Mandela's Vision for America

12/08/2013 12:45 pm ET | Updated Feb 07, 2014

"The Universal Declaration of Human Rights served as the vindication of the justice of our cause." -Nelson Mandela

This year we should all dedicate the United Nations' Human Rights Day on December 10 to the life of Nelson Mandela, who has inspired all of us as a living embodiment of human rights. We are learning from our South African brothers and sisters their ritual and tradition not to mourn one's death, but to sing, dance, and celebrate the life they lived while they were with us instead. There is much to rejoice in Mandela's life.

Everywhere you look, Nelson Mandela's accomplishments are being highlighted in the media. Leaders from all walks of life are expressing their reflections on the legacy of Mandela. This week at the United Nations General Assembly, after a moment of silence in his honor it was understood that all countries believed Madiba was a great man and a great leader for his people. He was a living legend.

Mandela is blessed to be part of a time where the media, including social media, is able to educate on a mass scale, the life of such a profound leader. Nelson Mandela was able to uphold the UN Declaration of Human Rights for his nation. If he could do it, after facing 27 years in prison, so can all other leaders with the freedom that they have.

The United States of America is considered the epitome of freedom and upholding human rights which attracts many immigrants who have been deprived of these liberties in their country of origin. Working with the immigrant population in NYC, it is apparent that they have all suffered from living under corrupted leaders. It is interesting that these immigrants seek to gain their human rights by coming to America. America supports human rights in their own borders, but can American leaders learn from Mandela's vision to improve other countries' democracy, justice, and human rights? In an interview with Wolf Blitzer, Mandela stated:

Well, the United States of America plays an important role in world affairs. And all that I would like to happen is that American foreign policy should be consistent with the provisions of the United Nations charter, which calls upon all member countries to try and settle disputes by peaceful means. As a world leader, we would like United States to set an example in trying to carry out the fundamental principles which are laid down in the freedom -- in the United Nations charter.

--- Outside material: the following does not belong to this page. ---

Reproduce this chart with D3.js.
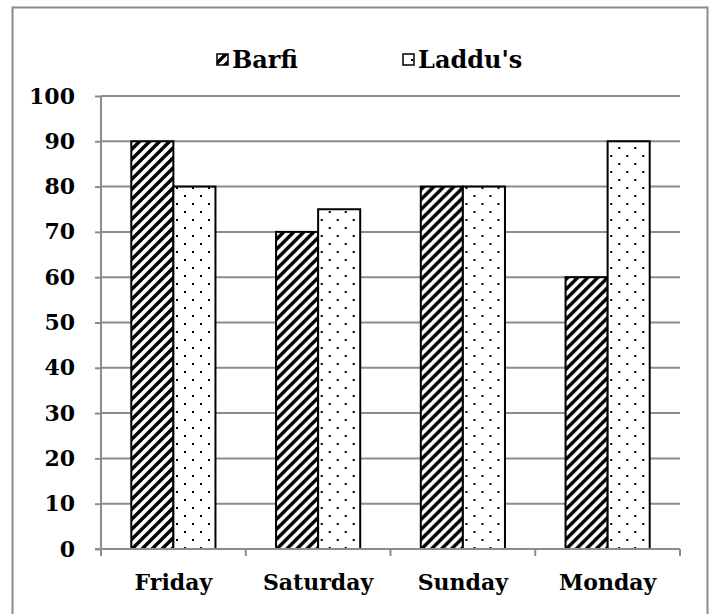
<!DOCTYPE html>
<html>
<head>
<meta charset="utf-8">
<script src="https://cdn.jsdelivr.net/npm/d3@7"></script>
<style>
  body { margin: 0; background: #fff; }
  svg text { font-family: "DejaVu Serif", serif; font-weight: bold; fill: #000; }
</style>
</head>
<body>
<svg id="chart" width="711" height="614"></svg>
<script>
// chart data
var days = ["Friday", "Saturday", "Sunday", "Monday"];
var seriesNames = ["Barfi", "Laddu's"];
var barfi = [90, 70, 80, 60];
var laddus = [80, 75, 80, 90];
var yTicks = [0, 10, 20, 30, 40, 50, 60, 70, 80, 90, 100];

var svg = d3.select("#chart");
var plotLeft = 101, plotRight = 680, plotTop = 96, plotBottom = 549;

// patterns
var defs = svg.append("defs");
var hatch = defs.append("pattern")
  .attr("id", "hatch").attr("patternUnits", "userSpaceOnUse")
  .attr("width", 10).attr("height", 10);
hatch.append("rect").attr("width", 10).attr("height", 10).attr("fill", "#fff");
hatch.append("path")
  .attr("d", "M-3,3 L3,-3 M0,10 L10,0 M7,13 L13,7")
  .attr("stroke", "#000").attr("stroke-width", 3.4);

var dots = defs.append("pattern")
  .attr("id", "dots").attr("patternUnits", "userSpaceOnUse")
  .attr("width", 16).attr("height", 16);
dots.append("rect").attr("width", 16).attr("height", 16).attr("fill", "#fff");
dots.append("rect").attr("x", 3).attr("y", 3).attr("width", 2).attr("height", 2).attr("fill", "#000");
dots.append("rect").attr("x", 11).attr("y", 11).attr("width", 2).attr("height", 2).attr("fill", "#000");

// outer frame
svg.append("rect")
  .attr("x", 12.5).attr("y", 7.5).attr("width", 695).attr("height", 620)
  .attr("fill", "none").attr("stroke", "#8c8c8c").attr("stroke-width", 2);

var x0 = d3.scaleBand().domain(days).range([plotLeft, plotRight]);
var x1 = d3.scaleBand().domain(seriesNames).range([0, x0.bandwidth()])
  .paddingInner(0).paddingOuter(0.72);
var y = d3.scaleLinear().domain([0, 100]).range([plotBottom, plotTop]);

// gridlines
svg.append("g").selectAll("line").data(yTicks.slice(1)).enter().append("line")
  .attr("x1", plotLeft).attr("x2", plotRight)
  .attr("y1", function(d){ return y(d); }).attr("y2", function(d){ return y(d); })
  .attr("stroke", "#8c8c8c").attr("stroke-width", 2);

// y axis
var yAxis = svg.append("g").attr("transform", "translate(" + plotLeft + ",0)")
  .call(d3.axisLeft(y).tickValues(yTicks).tickSize(6).tickPadding(20));
yAxis.select(".domain").attr("stroke", "#8c8c8c").attr("stroke-width", 2)
  .attr("d", "M0," + plotTop + "V" + plotBottom);
yAxis.selectAll(".tick line").attr("stroke", "#8c8c8c").attr("stroke-width", 2);
yAxis.selectAll(".tick text").attr("font-size", 22)
  .style("font-family", "DejaVu Serif").style("font-weight", "bold");

// bars
var data = days.map(function(d, i){ return {day: d, vals: [barfi[i], laddus[i]]}; });
var fills = ["url(#hatch)", "url(#dots)"];
var groups = svg.append("g").selectAll("g").data(data).enter().append("g")
  .attr("transform", function(d){ return "translate(" + x0(d.day) + ",0)"; });
groups.selectAll("rect").data(function(d){
    return d.vals.map(function(v, j){ return {key: seriesNames[j], v: v, j: j}; });
  }).enter().append("rect")
  .attr("x", function(d){ return x1(d.key); })
  .attr("y", function(d){ return y(d.v); })
  .attr("width", x1.bandwidth())
  .attr("height", function(d){ return plotBottom - y(d.v); })
  .attr("fill", function(d){ return fills[d.j]; })
  .attr("stroke", "#000").attr("stroke-width", 2);

// x axis
var xAxis = svg.append("g").attr("transform", "translate(0," + plotBottom + ")")
  .call(d3.axisBottom(x0).tickSize(0).tickPadding(25));
xAxis.select(".domain").attr("stroke", "#8c8c8c").attr("stroke-width", 2)
  .attr("d", "M" + (plotLeft - 6) + ",0H" + plotRight);
xAxis.selectAll(".tick text").attr("font-size", 22)
  .style("font-family", "DejaVu Serif").style("font-weight", "bold");
var bounds = days.map(function(d){ return x0(d); }).concat([plotRight]);
xAxis.selectAll(".bound").data(bounds).enter().append("line")
  .attr("x1", function(d){ return d; }).attr("x2", function(d){ return d; })
  .attr("y1", 0).attr("y2", 7)
  .attr("stroke", "#8c8c8c").attr("stroke-width", 2);

// legend
var legend = svg.append("g");
var legX = [217, 403];
seriesNames.forEach(function(name, i){
  legend.append("rect")
    .attr("x", legX[i]).attr("y", 54).attr("width", 11).attr("height", 11)
    .attr("fill", fills[i]).attr("stroke", "#000").attr("stroke-width", 1.5);
  legend.append("text")
    .attr("x", legX[i] + 15).attr("y", 68)
    .attr("font-size", 24).text(name);
});
</script>
</body>
</html>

To me, Nelson Mandela was a modern day Cyrus the Great, who created the first ever declaration of human rights. Nelson Mandela showed the world that the great leadership and multicultural ideology of King Cyrus in 576 BC is not outdated and can be kept alive in the 21st century. He sacrificed, suffered, and always remained on his quest for freedom. With all leaders showing admiration for Mandela's legacy, what will they truly take away from him? President Rouhani of Iran has expressed his respect for Mandela, what will he do to honor his legacy? Can he honor the legacy of both King Cyrus the Great and Mandela to bring human dignity for Iranians to improve human rights and recognize that Iran is the birthplace of human rights? Mandela also wished for Iran to uphold the United Nations charter. Can President Rouhani do that?

Many legendary people of African descent such as Malcolm X and Martin Luther King have come and gone, leaving their messages of peace, freedom, and improving human rights. It is unfortunate that they were assassinated and unable to truly see the mark they made in history. Nelson Mandela is unique in that he was able to come full circle during his lifetime and even watch a biographical movie on his life. He carried Malcolm X and Martin Luther King's vision and made it happen for South African people.

In my Youth Program, I am determined to contribute to honor Mandela's legacy as an example for youth to learn from. Mandela himself had a special connection to youth as one of the founding members of African National Congress Youth League. He understood their vitality in the movement towards freedom and justice.

Let us hope the media continues to spread such positive, moving messages and displays of great leadership, and hope it will inspire all 193 leaders of the United Nations' General Assembly to follow in Mandela's footsteps to build peace and uphold human rights for all.